● What the task asks
Output all the data exactly. Pictures do not belong in the copy.

# start of Provided material

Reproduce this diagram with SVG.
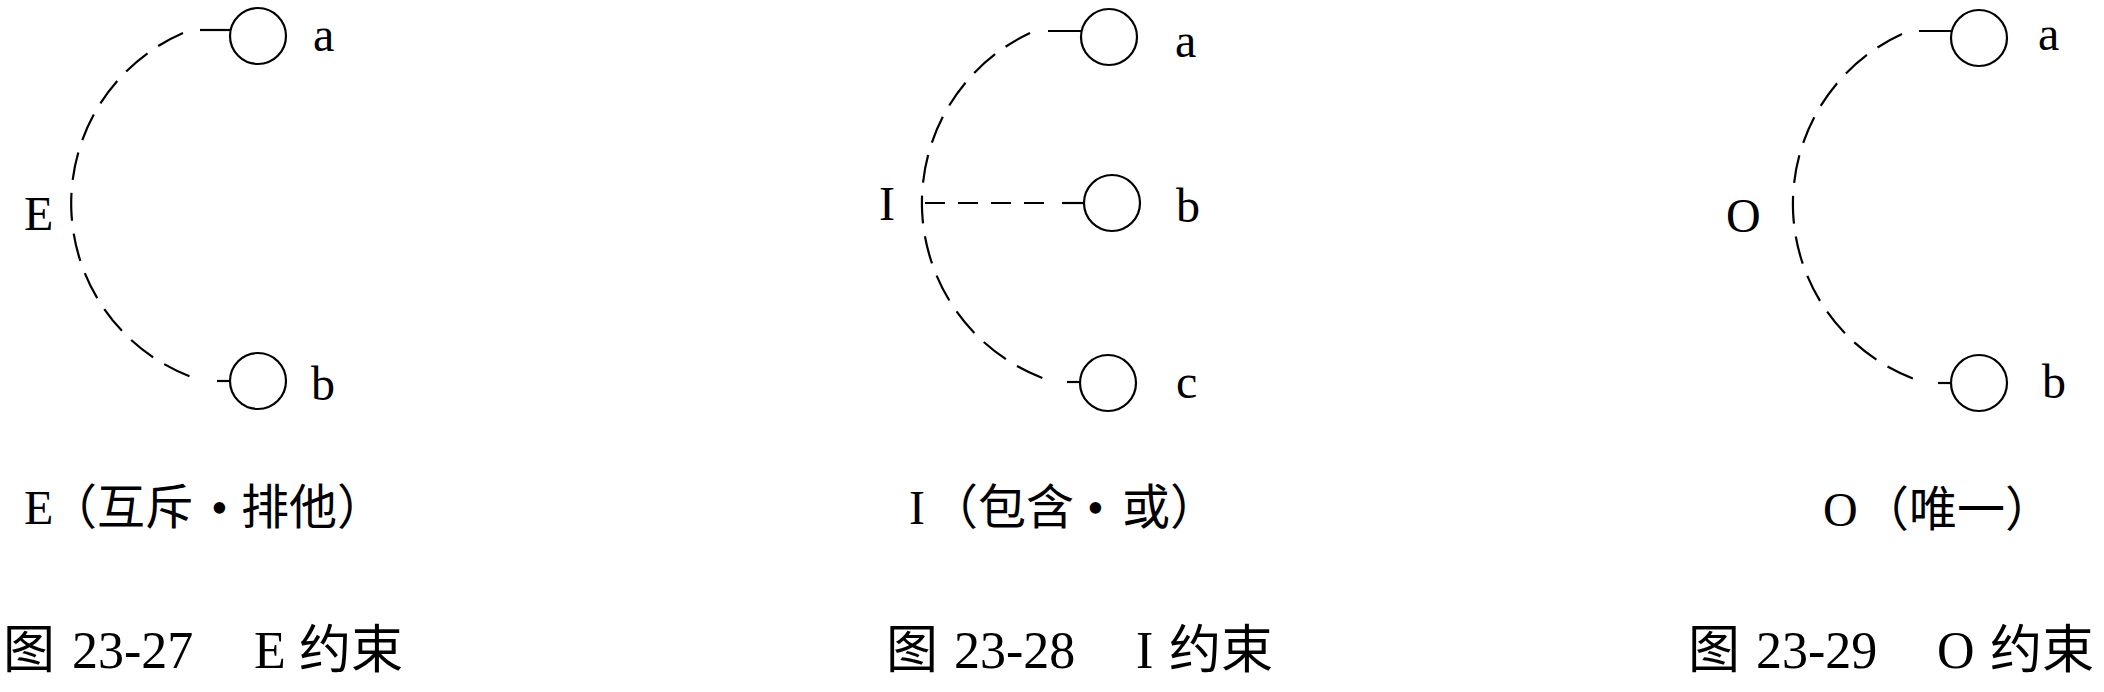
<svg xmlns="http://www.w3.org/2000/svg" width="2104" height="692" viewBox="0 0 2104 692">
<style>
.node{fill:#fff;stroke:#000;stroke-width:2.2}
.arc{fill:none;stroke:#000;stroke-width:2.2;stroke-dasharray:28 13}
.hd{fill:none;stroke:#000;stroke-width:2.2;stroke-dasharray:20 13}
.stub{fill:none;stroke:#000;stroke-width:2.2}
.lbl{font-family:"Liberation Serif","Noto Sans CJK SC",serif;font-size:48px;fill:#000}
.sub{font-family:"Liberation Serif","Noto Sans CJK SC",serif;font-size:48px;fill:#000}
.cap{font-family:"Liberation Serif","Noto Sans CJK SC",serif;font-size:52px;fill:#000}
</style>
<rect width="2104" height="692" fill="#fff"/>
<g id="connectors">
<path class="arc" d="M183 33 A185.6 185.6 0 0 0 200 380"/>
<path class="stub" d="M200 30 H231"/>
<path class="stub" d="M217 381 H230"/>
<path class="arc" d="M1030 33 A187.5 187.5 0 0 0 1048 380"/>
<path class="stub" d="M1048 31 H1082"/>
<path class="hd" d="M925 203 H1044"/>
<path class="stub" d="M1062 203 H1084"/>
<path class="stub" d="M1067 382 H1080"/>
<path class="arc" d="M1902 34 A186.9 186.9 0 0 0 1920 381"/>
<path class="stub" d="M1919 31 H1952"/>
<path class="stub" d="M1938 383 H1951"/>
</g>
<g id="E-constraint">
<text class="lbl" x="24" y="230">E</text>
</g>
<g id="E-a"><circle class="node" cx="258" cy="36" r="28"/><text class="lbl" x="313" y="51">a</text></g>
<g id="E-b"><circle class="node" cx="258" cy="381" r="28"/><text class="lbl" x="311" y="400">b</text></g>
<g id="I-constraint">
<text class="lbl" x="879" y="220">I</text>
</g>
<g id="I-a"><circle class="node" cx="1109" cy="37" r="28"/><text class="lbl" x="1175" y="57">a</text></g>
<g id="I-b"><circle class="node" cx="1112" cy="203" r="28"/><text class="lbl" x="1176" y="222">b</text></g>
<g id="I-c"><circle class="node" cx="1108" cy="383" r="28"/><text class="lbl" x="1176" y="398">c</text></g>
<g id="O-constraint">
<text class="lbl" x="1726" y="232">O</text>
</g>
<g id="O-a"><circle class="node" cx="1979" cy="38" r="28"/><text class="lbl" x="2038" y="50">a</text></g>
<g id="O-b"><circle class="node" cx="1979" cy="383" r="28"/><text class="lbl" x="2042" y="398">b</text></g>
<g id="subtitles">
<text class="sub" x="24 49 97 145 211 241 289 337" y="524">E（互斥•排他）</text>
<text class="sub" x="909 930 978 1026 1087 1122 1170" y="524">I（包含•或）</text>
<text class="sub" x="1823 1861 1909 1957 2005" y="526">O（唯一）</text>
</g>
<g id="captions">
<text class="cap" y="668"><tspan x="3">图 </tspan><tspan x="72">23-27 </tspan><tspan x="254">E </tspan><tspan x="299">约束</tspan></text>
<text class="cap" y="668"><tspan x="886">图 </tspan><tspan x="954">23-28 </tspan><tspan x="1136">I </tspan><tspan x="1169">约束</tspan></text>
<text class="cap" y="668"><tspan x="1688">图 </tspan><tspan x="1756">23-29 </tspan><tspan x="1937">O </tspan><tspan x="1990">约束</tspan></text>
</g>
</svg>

# end of Provided material

● Written solution
Reproduce this diagram with SVG.
<svg xmlns="http://www.w3.org/2000/svg" width="2104" height="692" viewBox="0 0 2104 692">
<style>
.node{fill:#fff;stroke:#000;stroke-width:2.2}
.arc{fill:none;stroke:#000;stroke-width:2.2;stroke-dasharray:28 13}
.hd{fill:none;stroke:#000;stroke-width:2.2;stroke-dasharray:20 13}
.stub{fill:none;stroke:#000;stroke-width:2.2}
.lbl{font-family:"Liberation Serif","Noto Sans CJK SC",serif;font-size:48px;fill:#000}
.sub{font-family:"Liberation Serif","Noto Sans CJK SC",serif;font-size:48px;fill:#000}
.cap{font-family:"Liberation Serif","Noto Sans CJK SC",serif;font-size:52px;fill:#000}
</style>
<rect width="2104" height="692" fill="#fff"/>
<g id="connectors">
<path class="arc" d="M183 33 A185.6 185.6 0 0 0 200 380"/>
<path class="stub" d="M200 30 H231"/>
<path class="stub" d="M217 381 H230"/>
<path class="arc" d="M1030 33 A187.5 187.5 0 0 0 1048 380"/>
<path class="stub" d="M1048 31 H1082"/>
<path class="hd" d="M925 203 H1044"/>
<path class="stub" d="M1062 203 H1084"/>
<path class="stub" d="M1067 382 H1080"/>
<path class="arc" d="M1902 34 A186.9 186.9 0 0 0 1920 381"/>
<path class="stub" d="M1919 31 H1952"/>
<path class="stub" d="M1938 383 H1951"/>
</g>
<g id="E-constraint">
<text class="lbl" x="24" y="230">E</text>
</g>
<g id="E-a"><circle class="node" cx="258" cy="36" r="28"/><text class="lbl" x="313" y="51">a</text></g>
<g id="E-b"><circle class="node" cx="258" cy="381" r="28"/><text class="lbl" x="311" y="400">b</text></g>
<g id="I-constraint">
<text class="lbl" x="879" y="220">I</text>
</g>
<g id="I-a"><circle class="node" cx="1109" cy="37" r="28"/><text class="lbl" x="1175" y="57">a</text></g>
<g id="I-b"><circle class="node" cx="1112" cy="203" r="28"/><text class="lbl" x="1176" y="222">b</text></g>
<g id="I-c"><circle class="node" cx="1108" cy="383" r="28"/><text class="lbl" x="1176" y="398">c</text></g>
<g id="O-constraint">
<text class="lbl" x="1726" y="232">O</text>
</g>
<g id="O-a"><circle class="node" cx="1979" cy="38" r="28"/><text class="lbl" x="2038" y="50">a</text></g>
<g id="O-b"><circle class="node" cx="1979" cy="383" r="28"/><text class="lbl" x="2042" y="398">b</text></g>
<g id="subtitles">
<text class="sub" x="24 49 97 145 211 241 289 337" y="524">E（互斥•排他）</text>
<text class="sub" x="909 930 978 1026 1087 1122 1170" y="524">I（包含•或）</text>
<text class="sub" x="1823 1861 1909 1957 2005" y="526">O（唯一）</text>
</g>
<g id="captions">
<text class="cap" y="668"><tspan x="3">图 </tspan><tspan x="72">23-27 </tspan><tspan x="254">E </tspan><tspan x="299">约束</tspan></text>
<text class="cap" y="668"><tspan x="886">图 </tspan><tspan x="954">23-28 </tspan><tspan x="1136">I </tspan><tspan x="1169">约束</tspan></text>
<text class="cap" y="668"><tspan x="1688">图 </tspan><tspan x="1756">23-29 </tspan><tspan x="1937">O </tspan><tspan x="1990">约束</tspan></text>
</g>
</svg>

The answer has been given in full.